Norwegian Politician Nominates Black Lives Matter for Nobel Peace Prize
Written by SOURCE on January 30, 2021
The Black Lives Matter movement has been nominated for a 2021 Nobel Peace Prize for helping bring awareness to racial justice worldwide.
USA Today reports that Norwegian Parliament member Petter Eide nominated the organization because the protests against police brutality and systemic racism in the United States reached international recognition. “To carry forward a movement of racial justice and to spread that to other countries is very, very important,” he said, highlighting how such BLM protests later sprung up in countless other countries. “Black Lives Matter is the strongest force today doing this, not only in the U.S. but also in Europe and in Asia.”

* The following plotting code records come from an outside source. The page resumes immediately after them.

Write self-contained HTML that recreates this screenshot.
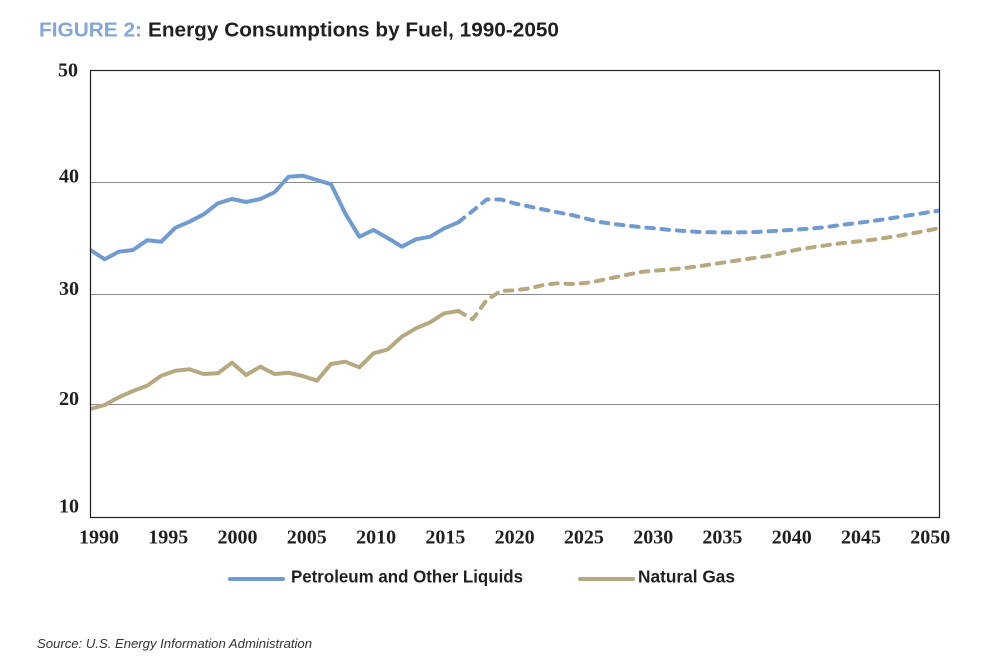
<!DOCTYPE html>
<html>
<head>
<meta charset="utf-8">
<style>
html,body{margin:0;padding:0;background:#fff;}
svg{display:block;}
</style>
</head>
<body>
<svg width="1000" height="656" viewBox="0 0 1000 656" xmlns="http://www.w3.org/2000/svg">
<defs>
<clipPath id="pa"><rect x="91" y="70" width="848" height="447"/></clipPath>
</defs>
<rect x="0" y="0" width="1000" height="656" fill="#fff"/>

<!-- Title -->
<text x="39" y="36.5" font-family="'Liberation Sans', sans-serif" font-weight="bold" font-size="20" fill="#82a7d8" textLength="103" lengthAdjust="spacingAndGlyphs">FIGURE 2:</text>
<text x="148" y="36.5" font-family="'Liberation Sans', sans-serif" font-weight="bold" font-size="20" fill="#231f20" textLength="411" lengthAdjust="spacingAndGlyphs">Energy Consumptions by Fuel, 1990-2050</text>

<!-- gridlines -->
<g stroke="#8c8c8c" stroke-width="1">
<line x1="91" y1="182.5" x2="939" y2="182.5"/>
<line x1="91" y1="294.5" x2="939" y2="294.5"/>
<line x1="91" y1="404.5" x2="939" y2="404.5"/>
</g>
<!-- frame -->
<rect x="90.5" y="70.5" width="849" height="447" fill="none" stroke="#231f20" stroke-width="1.2"/>

<!-- Y labels -->
<g font-family="'Liberation Serif', serif" font-weight="bold" font-size="20" fill="#231f20" text-anchor="end">
<text x="78" y="76.5">50</text>
<text x="79" y="182.5">40</text>
<text x="79" y="295">30</text>
<text x="79" y="405">20</text>
<text x="79" y="512.5">10</text>
</g>

<!-- X labels -->
<g font-family="'Liberation Serif', serif" font-weight="bold" font-size="20" fill="#231f20" text-anchor="middle">
<text x="99" y="543.5">1990</text>
<text x="168.3" y="543.5">1995</text>
<text x="237.5" y="543.5">2000</text>
<text x="306.8" y="543.5">2005</text>
<text x="376.1" y="543.5">2010</text>
<text x="445.4" y="543.5">2015</text>
<text x="514.6" y="543.5">2020</text>
<text x="583.9" y="543.5">2025</text>
<text x="653.2" y="543.5">2030</text>
<text x="722.4" y="543.5">2035</text>
<text x="791.7" y="543.5">2040</text>
<text x="861" y="543.5">2045</text>
<text x="930.3" y="543.5">2050</text>
</g>

<g clip-path="url(#pa)" fill="none" stroke-width="4" stroke-linejoin="round">
<!-- Petroleum solid -->
<polyline stroke="#6f9bd1" stroke-linecap="round" points="90.5,250 104.65,259.3 118.8,251.7 132.95,250 147.1,240.3 161.25,241.7 175.4,227.7 189.55,221.7 203.7,214.3 217.85,203.3 232,199 246.15,202 260.3,199 274.45,192.3 288.6,176.7 302.75,175.7 316.9,180 331.05,184.3 345.2,213.3 359.35,236.7 373.5,230 387.65,238 401.8,246.7 415.95,239.3 430.1,236.7 444.25,228.3 458.4,222.3"/>
<!-- Petroleum dashed -->
<polyline stroke="#6f9bd1" stroke-linecap="round" stroke-dasharray="7.5 7.8" points="458.4,222.3 472.55,211 486.7,199.5 500.85,199.5 515,203.5 529.15,206.5 543.3,209.5 557.45,212.3 571.6,215 585.75,218.5 599.9,222 614.05,224 628.2,225.7 642.35,227.3 656.5,228.5 670.65,230 684.8,231 698.95,232 713.1,232.3 727.25,232.4 741.4,232.3 755.55,232 769.7,231.2 783.85,230.4 798,229.5 812.15,228.5 826.3,227 840.45,225 854.6,223.3 868.75,221.5 882.9,219.5 897.05,217.3 911.2,215 925.35,212.8 939.5,210.5"/>
<!-- Gas solid -->
<polyline stroke="#b6a87f" stroke-linecap="round" points="90.5,409 104.65,405 118.8,397.3 132.95,391 147.1,385.7 161.25,375.7 175.4,370.7 189.55,369.3 203.7,374 217.85,373.3 232,362.7 246.15,375 260.3,366.7 274.45,374 288.6,372.7 302.75,376 316.9,380.7 331.05,364 345.2,361.7 359.35,367.3 373.5,353.3 387.65,349.5 401.8,336.7 415.95,328.3 430.1,322.3 444.25,313.3 458.4,311"/>
<!-- Gas dashed -->
<polyline stroke="#b6a87f" stroke-linecap="round" stroke-dasharray="7.5 7.8" points="458.4,311 472.55,319.3 486.7,300 500.85,291 515,290.3 529.15,288.5 543.3,285 557.45,283.3 571.6,284 585.75,283 599.9,280.5 614.05,277.5 628.2,274.5 642.35,271.8 656.5,270.5 670.65,269.5 684.8,268 698.95,266.3 713.1,264 727.25,262 741.4,259.8 755.55,257.8 769.7,255.7 783.85,252.5 798,249.5 812.15,247.3 826.3,245.3 840.45,243.3 854.6,241.8 868.75,240.3 882.9,238.3 897.05,236 911.2,233.5 925.35,231 939.5,228"/>
</g>

<!-- Legend -->
<line x1="230" y1="579" x2="283" y2="579" stroke="#6f9bd1" stroke-width="4" stroke-linecap="round"/>
<text x="291" y="582.7" font-family="'Liberation Sans', sans-serif" font-weight="bold" font-size="17.5" fill="#231f20" textLength="232" lengthAdjust="spacingAndGlyphs">Petroleum and Other Liquids</text>
<line x1="580" y1="579" x2="633" y2="579" stroke="#b6a87f" stroke-width="4" stroke-linecap="round"/>
<text x="638" y="582.7" font-family="'Liberation Sans', sans-serif" font-weight="bold" font-size="17.5" fill="#231f20" textLength="97" lengthAdjust="spacingAndGlyphs">Natural Gas</text>

<!-- Source -->
<text x="37" y="648" font-family="'Liberation Sans', sans-serif" font-style="italic" font-size="13" fill="#333" textLength="275" lengthAdjust="spacingAndGlyphs">Source: U.S. Energy Information Administration</text>
</svg>
</body>
</html>
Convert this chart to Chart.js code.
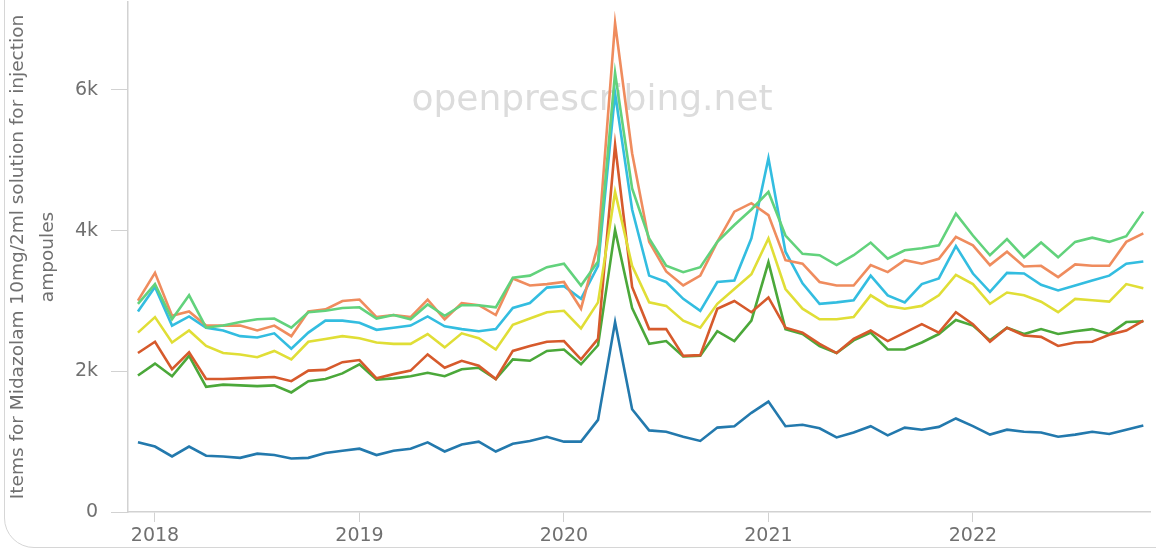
<!DOCTYPE html>
<html>
<head>
<meta charset="utf-8">
<script src="https://cdn.jsdelivr.net/npm/chart.js@4/dist/chart.umd.min.js"></script>
<style>
html, body { margin:0; padding:0; background:#fff; overflow:hidden; }
#frame { position:absolute; left:4px; top:-40px; width:1220px; height:586px; border:1.5px solid #d6d6d6; border-radius:30px; }
#chart { position:absolute; left:0; top:0; }
</style>
</head>
<body>
<div id="frame"></div>
<canvas id="chart" width="1156" height="549"></canvas>
<script>
// months Dec 2017 .. Nov 2022
let startYear = 2017, startMonth = 12, monthCount = 60;
let months = [];
for(let i = 0; i < monthCount; i++){
    let m = startMonth - 1 + i;
    let y = startYear + Math.floor(m / 12);
    months.push(y + '-' + String(m % 12 + 1).padStart(2, '0'));
}

let yearTicks = [2018, 2019, 2020, 2021, 2022];
let valueTicks = [0, 2000, 4000, 6000];

// series, one value per month
let blueSeries = [990,930,790,930,800,790,770,830,810,760,770,840,870,900,810,870,900,990,860,960,
    1000,860,970,1010,1070,1000,1000,1310,2700,1460,1160,1140,1070,1010,1200,1220,1410,1570,1220,1240,
    1190,1060,1130,1220,1090,1200,1170,1210,1330,1220,1100,1170,1140,1130,1070,1100,1140,1110,1170,1230];

let darkGreenSeries = [1940,2110,1930,2220,1780,1810,1800,1790,1800,1700,1860,1890,1970,2100,1880,1900,1930,1980,1930,2030,
    2050,1890,2170,2150,2290,2310,2100,2370,4010,2900,2390,2430,2210,2220,2570,2430,2720,3550,2600,2530,
    2360,2260,2440,2550,2310,2310,2410,2530,2730,2650,2440,2620,2530,2600,2530,2570,2600,2530,2700,2710];

let redSeries = [2260,2420,2030,2270,1890,1890,1900,1910,1920,1860,2010,2020,2130,2160,1900,1960,2010,2240,2050,2150,
    2080,1890,2290,2360,2420,2430,2170,2460,5220,3200,2600,2600,2220,2230,2890,3000,2840,3050,2620,2550,
    2390,2260,2460,2580,2430,2550,2670,2550,2840,2670,2420,2620,2510,2490,2360,2410,2420,2520,2580,2720];

let yellowSeries = [2550,2770,2410,2580,2360,2260,2240,2200,2290,2170,2420,2460,2500,2470,2410,2390,2390,2530,2340,2540,
    2470,2310,2660,2750,2840,2860,2610,2980,4550,3500,2980,2930,2720,2620,2960,3170,3380,3890,3170,2890,
    2740,2740,2770,3080,2930,2890,2930,3080,3370,3240,2960,3120,3080,2990,2840,3030,3010,2990,3240,3180];

let cyanSeries = [2850,3200,2650,2780,2620,2580,2500,2480,2540,2320,2550,2720,2720,2690,2590,2620,2650,2780,2640,2600,
    2570,2600,2900,2970,3190,3210,3030,3500,5950,4300,3360,3270,3030,2860,3270,3290,3890,5030,3700,3250,
    2960,2980,3010,3360,3080,2980,3240,3320,3780,3390,3130,3400,3390,3230,3150,3220,3290,3360,3530,3560];

let salmonSeries = [3005,3400,2790,2850,2650,2650,2650,2580,2650,2500,2850,2880,3000,3020,2770,2800,2770,3020,2740,2970,
    2940,2800,3320,3220,3240,3270,2890,3800,6950,5100,3840,3420,3220,3360,3840,4270,4390,4220,3580,3530,
    3270,3220,3220,3510,3410,3580,3530,3600,3910,3790,3510,3700,3490,3500,3340,3520,3500,3500,3840,3960];

let lightGreenSeries = [2960,3240,2740,3080,2620,2650,2700,2740,2750,2620,2840,2860,2900,2910,2750,2800,2740,2950,2790,2940,
    2940,2910,3330,3360,3480,3530,3220,3560,6240,4600,3890,3500,3410,3480,3840,4080,4300,4550,3930,3670,
    3650,3510,3650,3830,3600,3720,3750,3790,4240,3930,3650,3880,3620,3830,3620,3840,3900,3840,3920,4270];

let yTitle = ['Items for Midazolam 10mg/2ml solution for injection', 'ampoules'];

function monthToX(label){
    let parts = label.split('-');
    return Number(parts[0]) + (Number(parts[1]) - 1) / 12;
}

function toPoints(values){
    return values.map((v, i) => ({x: monthToX(months[i]), y: v}));
}

let lineColors = ['#62d27c', '#ef8c5e', '#33bde0', '#e0de36', '#d65a2c', '#4ba83a', '#2379ad'];
let allSeries = [lightGreenSeries, salmonSeries, cyanSeries, yellowSeries, redSeries, darkGreenSeries, blueSeries];

let datasets = [];
for(let i = 0; i < allSeries.length; i++){
    datasets.push({
        data: toPoints(allSeries[i]),
        borderColor: lineColors[i],
        borderWidth: 2.6,
        pointRadius: 0,
        tension: 0,
        fill: false
    });
}

// watermark behind the lines
let watermark = {
    id: 'watermark',
    beforeDatasetsDraw(chart){
        let ctx = chart.ctx;
        ctx.save();
        ctx.font = '36px "DejaVu Sans"';
        ctx.fillStyle = '#dcdcdc';
        ctx.textAlign = 'center';
        ctx.textBaseline = 'alphabetic';
        ctx.fillText('openprescribing.net', 592, 110);
        ctx.restore();
    }
};

let labelFont = {family: '"DejaVu Sans"', size: 19};

new Chart(document.getElementById('chart'), {
    type: 'line',
    data: {datasets: datasets},
    plugins: [watermark],
    options: {
        responsive: false,
        animation: false,
        devicePixelRatio: 1,
        layout: {padding: {top: 2, right: 6, left: 0, bottom: 0}},
        plugins: {legend: {display: false}, tooltip: {enabled: false}},
        scales: {
            x: {
                type: 'linear',
                min: 2017.868,
                max: 2022.866,
                afterBuildTicks: (scale) => { scale.ticks = yearTicks.map(v => ({value: v})); },
                afterFit: (scale) => { scale.height = 37; scale.paddingLeft = 0; scale.paddingRight = 0; },
                border: {color: '#d2d2d2', width: 1.5},
                grid: {drawOnChartArea: false, drawTicks: true, tickLength: 10, color: '#d2d2d2'},
                ticks: {color: '#707070', font: labelFont, padding: 3, callback: v => String(v)}
            },
            y: {
                min: 0,
                max: 7250,
                afterBuildTicks: (scale) => { scale.ticks = valueTicks.map(v => ({value: v})); },
                afterFit: (scale) => { scale.width = 128; scale.paddingTop = 0; scale.paddingBottom = 0; },
                border: {color: '#d2d2d2', width: 1.5},
                grid: {drawOnChartArea: false, drawTicks: true, tickLength: 17, color: '#d2d2d2'},
                ticks: {color: '#707070', font: labelFont, padding: 13, callback: v => v === 0 ? '0' : (v / 1000) + 'k'},
                title: {
                    display: true,
                    text: yTitle,
                    color: '#707070',
                    font: {family: '"DejaVu Sans"', size: 18.5, lineHeight: 1.62},
                    padding: {top: 3, bottom: 0}
                }
            }
        }
    }
});
</script>
</body>
</html>
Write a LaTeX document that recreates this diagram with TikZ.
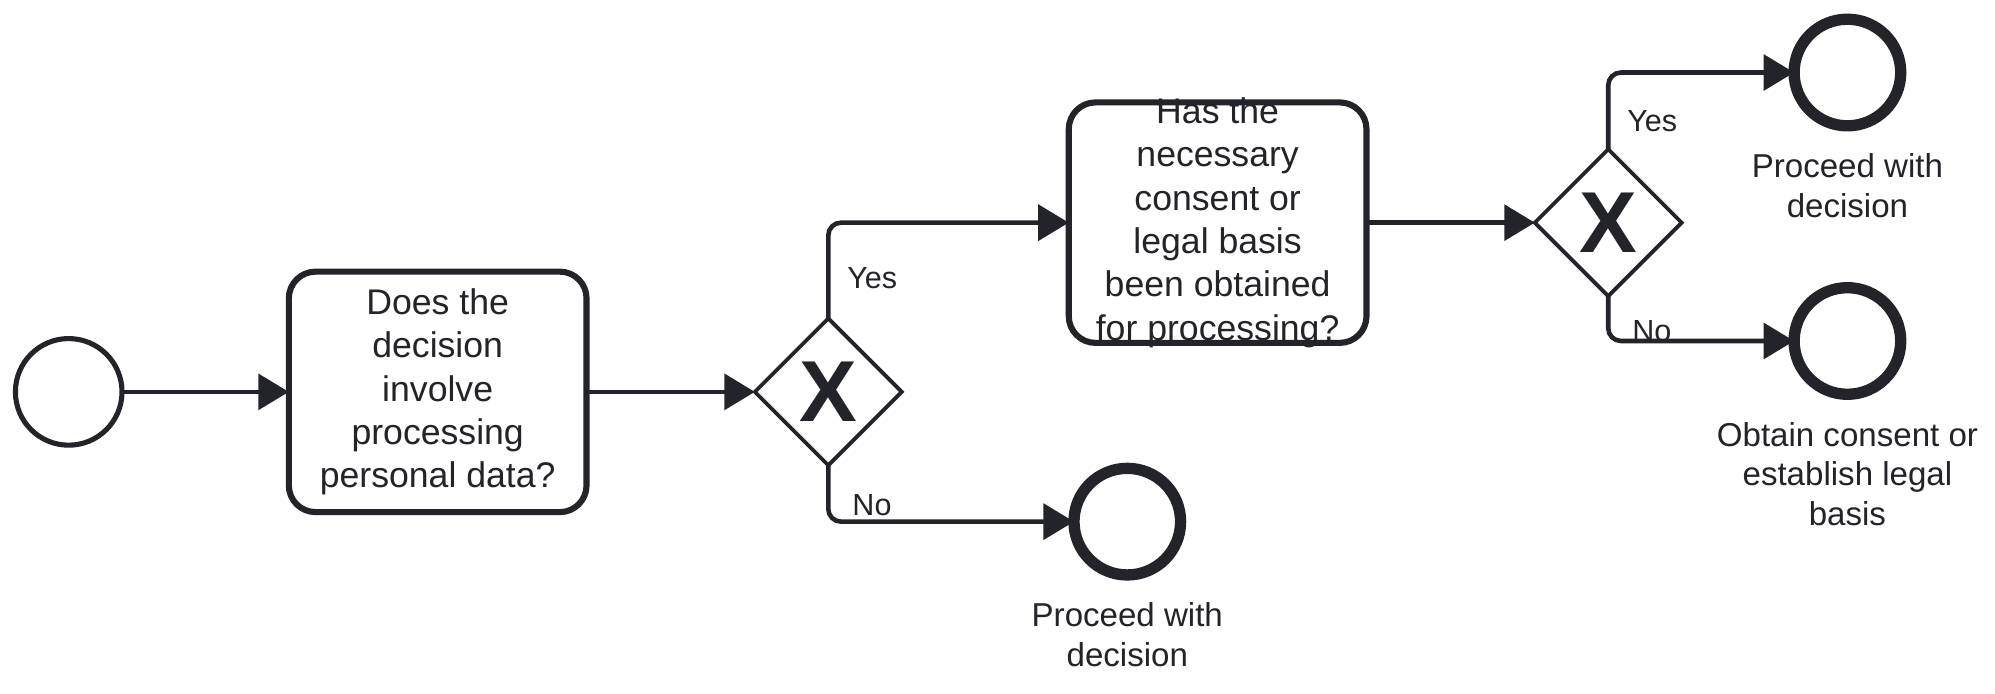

Eide also stressed the importance of BLM carrying the torch of other Civil Rights Movements, including the anti-apartheid movement in South Africa. “For the Nobel Prize Committee, this is not unusual to link a fight for [racial] justice, to link that with peace,” he added. “There will be no peace without justice.” Dr. Martin Luther King Jr. won the Nobel Peace Prize in 1964, while Albert Luthuli and Nelson Mandela also later won the prize in 1960 and 1993, respectively.
In a statement on Twitter, Black Lives Matter shared the news of the nomination. “We hold the largest social movement in global history,” the BLM Twitter account shared. “Today, we have been nominated for the Nobel Peace Prize. People are waking up to our global call: for racial justice and an end to economic injustice, environmental racism, and white supremacy. We’re only getting started.”
Eide went on to explain that the nomination doesn’t have anything to do with “domestic American politics,” although upon announcing the nomination he woke up on Saturday to lots of emails from “very angry Americans.” Many of the emails, he said, were stating that Black Lives Matter isn’t peaceful. Eide dismissed this criticism, as the Nobel Peace Prize committee had previously received such criticism upon Martin Luther King winning the prize in 1965.
“Exactly the same arguments,” he said. “When twice the [African National Congress] leaders of South Africa received the Nobel Peace Prize, there were also incidents of violence. But you can’t use that as a counter-argument to say Mandela was not working for justice or peace.”